Money is the error budget

The numbers are rounded. The 12k is an incident I'll get to, and the zero double-refunds is what the whole design exists to protect. That's the lens for everything below. A bug here doesn't degrade a percentile. It moves cash out of the company's bank account, or strands it in transit to a customer who was promised it. The error budget is denominated in dollars and in customer trust, and neither one refills on its own.

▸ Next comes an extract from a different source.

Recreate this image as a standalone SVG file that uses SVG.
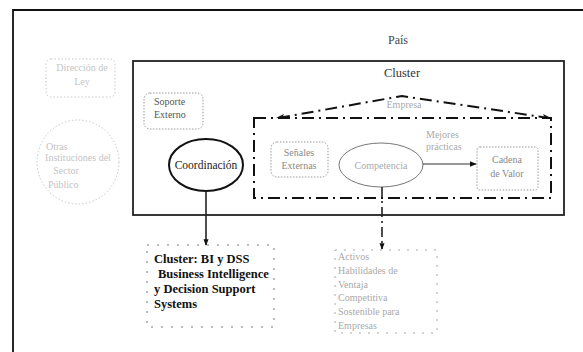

The service-level objective I held the system to was plain enough to put in a finance review. Every refund reaches a terminal, reconciled state within two business days, and at any moment the count of refunds stuck in submitted past that threshold is near zero. That isn't aesthetic. A stuck refund is a customer who was told their money is coming and doesn't have it, which becomes a support ticket, then an escalation, then a chargeback, then a one-star review about a company that "stole" from them. The alert is wired to exactly that count: when submitted-and-aging rows cross a small threshold, someone gets paged, because that number is the error budget burning in real time.

Why build this at all

Before any code, the honest question is why this needs to be its own system, because the alternatives are real and someone will ask.

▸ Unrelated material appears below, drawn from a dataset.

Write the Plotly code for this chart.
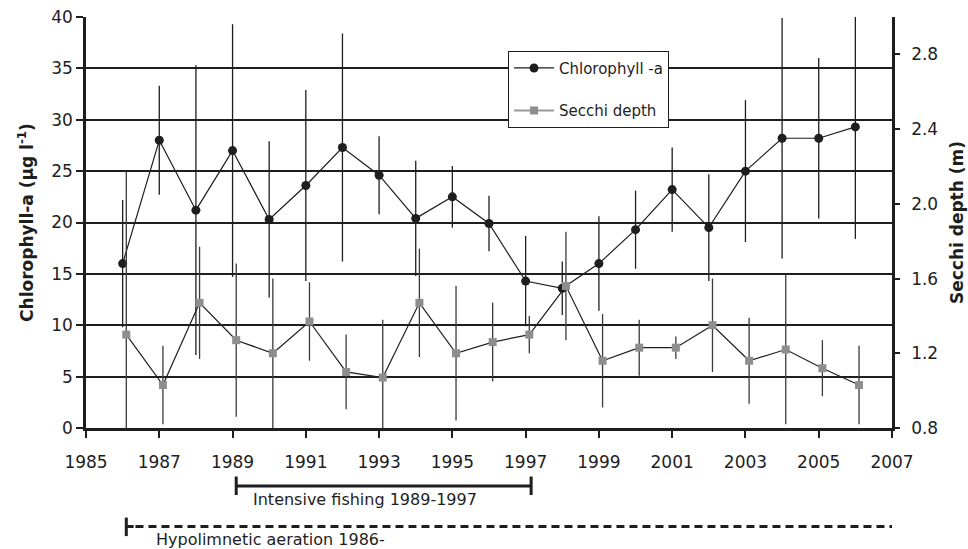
import plotly.graph_objects as go

# Annual means, 1986-2006
years = list(range(1986, 2007))
chlorophyll = [16.0, 28.0, 21.2, 27.0, 20.3, 23.6, 27.3, 24.6, 20.4, 22.5, 19.9,
               14.3, 13.6, 16.0, 19.3, 23.2, 19.5, 25.0, 28.2, 28.2, 29.3]
chlorophyll_err = [6.2, 5.3, 14.1, 12.3, 7.6, 9.3, 11.1, 3.8, 5.6, 3.0, 2.7,
                   4.4, 2.6, 4.6, 3.8, 4.1, 5.2, 6.9, 11.7, 7.8, 10.9]
secchi = [1.30, 1.03, 1.47, 1.27, 1.20, 1.37, 1.10, 1.07, 1.47, 1.20, 1.26,
          1.30, 1.56, 1.16, 1.23, 1.23, 1.35, 1.16, 1.22, 1.12, 1.03]
secchi_err = [0.87, 0.21, 0.30, 0.41, 0.40, 0.21, 0.20, 0.31, 0.29, 0.36, 0.21,
              0.10, 0.29, 0.25, 0.15, 0.06, 0.25, 0.23, 0.40, 0.15, 0.21]

# Management periods drawn under the axis
fishing_period = (1989, 1997)
aeration_start = 1986
axis_end = 2007

FONT = "DejaVu Sans"
INK = "#1e1e1e"
SECCHI_SHIFT = 0.1  # Secchi series sits slightly right of each year

fig = go.Figure()

fig.add_trace(go.Scatter(
    x=years, y=chlorophyll, name="Chlorophyll -a", legendgroup="chl",
    mode="lines+markers",
    line=dict(color=INK, width=1.2),
    marker=dict(symbol="circle", size=9, color=INK),
    error_y=dict(type="data", array=chlorophyll_err, visible=True,
                 color=INK, thickness=1.3, width=0),
))

secchi_x = [y + SECCHI_SHIFT for y in years]
fig.add_trace(go.Scatter(
    x=secchi_x, y=secchi, name="Secchi depth", yaxis="y2", showlegend=False,
    mode="lines+markers",
    line=dict(color=INK, width=1.2),
    marker=dict(symbol="square", size=8, color="#8e8e8e"),
    error_y=dict(type="data", array=secchi_err, visible=True,
                 color="#3a3a3a", thickness=1.3, width=0),
))
# legend entry for the Secchi series (grey key line)
fig.add_trace(go.Scatter(
    x=[None], y=[None], name="Secchi depth", yaxis="y2", legendgroup="secchi",
    mode="lines+markers",
    line=dict(color="#9a9a9a", width=2),
    marker=dict(symbol="square", size=8, color="#8e8e8e"),
))

shapes = []
# Intensive fishing bar
f0, f1 = fishing_period[0] + SECCHI_SHIFT, fishing_period[1] + 0.15
shapes.append(dict(type="line", xref="x", yref="paper", x0=f0, x1=f1,
                   y0=-0.141, y1=-0.141, line=dict(color=INK, width=3)))
for xc in (f0, f1):
    shapes.append(dict(type="line", xref="x", yref="paper", x0=xc, x1=xc,
                       y0=-0.118, y1=-0.163, line=dict(color=INK, width=3)))
# Hypolimnetic aeration (ongoing)
a0 = aeration_start + SECCHI_SHIFT
shapes.append(dict(type="line", xref="x", yref="paper", x0=a0 + 0.25, x1=axis_end,
                   y0=-0.2397, y1=-0.2397,
                   line=dict(color=INK, width=3, dash="8px,5px")))
shapes.append(dict(type="line", xref="x", yref="paper", x0=a0, x1=a0,
                   y0=-0.218, y1=-0.263, line=dict(color=INK, width=3)))
shapes.append(dict(type="line", xref="x", yref="paper", x0=a0, x1=a0 + 0.2,
                   y0=-0.2397, y1=-0.2397, line=dict(color=INK, width=3)))

annotations = [
    dict(text="Intensive fishing 1989-1997", xref="x", yref="paper",
         x=1992.62, y=-0.175, xanchor="center", yanchor="middle", showarrow=False,
         font=dict(family=FONT, size=16, color=INK)),
    dict(text="Hypolimnetic aeration 1986-", xref="x", yref="paper",
         x=1990.04, y=-0.2715, xanchor="center", yanchor="middle", showarrow=False,
         font=dict(family=FONT, size=16, color=INK)),
]

fig.update_layout(
    width=968, height=549,
    margin=dict(l=86, r=76, t=17, b=121, autoexpand=False),
    paper_bgcolor="white", plot_bgcolor="white",
    font=dict(family=FONT, color=INK, size=17),
    showlegend=True,
    legend=dict(x=0.5236, y=0.918, xanchor="left", yanchor="top",
                bgcolor="white", bordercolor=INK, borderwidth=1,
                font=dict(family=FONT, size=15, color=INK),
                tracegroupgap=20, itemwidth=40),
    xaxis=dict(range=[1985, 2007], tick0=1985, dtick=2, showgrid=False,
               zeroline=False, showline=True, linecolor=INK, linewidth=2.5,
               ticks="outside", ticklen=7, tickwidth=2, tickcolor=INK,
               ticklabelstandoff=10,
               tickfont=dict(family=FONT, size=17, color=INK)),
    yaxis=dict(range=[0, 40], dtick=5, showgrid=True, gridcolor=INK, gridwidth=1.6,
               zeroline=False, showline=True, linecolor=INK, linewidth=2.5,
               ticks="outside", ticklen=7, tickwidth=2, tickcolor=INK,
               tickfont=dict(family=FONT, size=17, color=INK),
               title=dict(text="Chlorophyll-a (µg l<sup>-1</sup>)", standoff=14,
                          font=dict(family=FONT, size=17, color=INK, weight="bold"))),
    yaxis2=dict(range=[0.8, 3.0], tick0=0.8, dtick=0.4, tickformat=".1f",
                overlaying="y", side="right", showgrid=False, zeroline=False,
                showline=True, linecolor=INK, linewidth=2.5,
                ticks="outside", ticklen=5, tickwidth=2, tickcolor=INK,
                ticklabelstandoff=8,
                tickfont=dict(family=FONT, size=17, color=INK),
                title=dict(text="Secchi depth (m)", standoff=14,
                           font=dict(family=FONT, size=17, color=INK, weight="bold"))),
    shapes=shapes,
    annotations=annotations,
)

fig.write_html("out.html")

The first is to lean entirely on the gateway's idempotency. Stripe-class gateways dedupe on an idempotency key, so why not retry safely and let them be the system of record? Because the gateway answers exactly one question (did this specific API call already happen) and you've got three others. You need a durable record of intent, because a refund is often decided minutes or hours before submission by a batch job or an approval workflow, and that intent has to survive a crash. You need a cross-charge invariant the gateway doesn't know about: it'll happily accept refunds summing past what you captured if you ask in two calls. And you need reconciliation against the bank, which is a different source of truth than the gateway's API. Its idempotency is necessary and I rely on it hard, but it's one layer of three.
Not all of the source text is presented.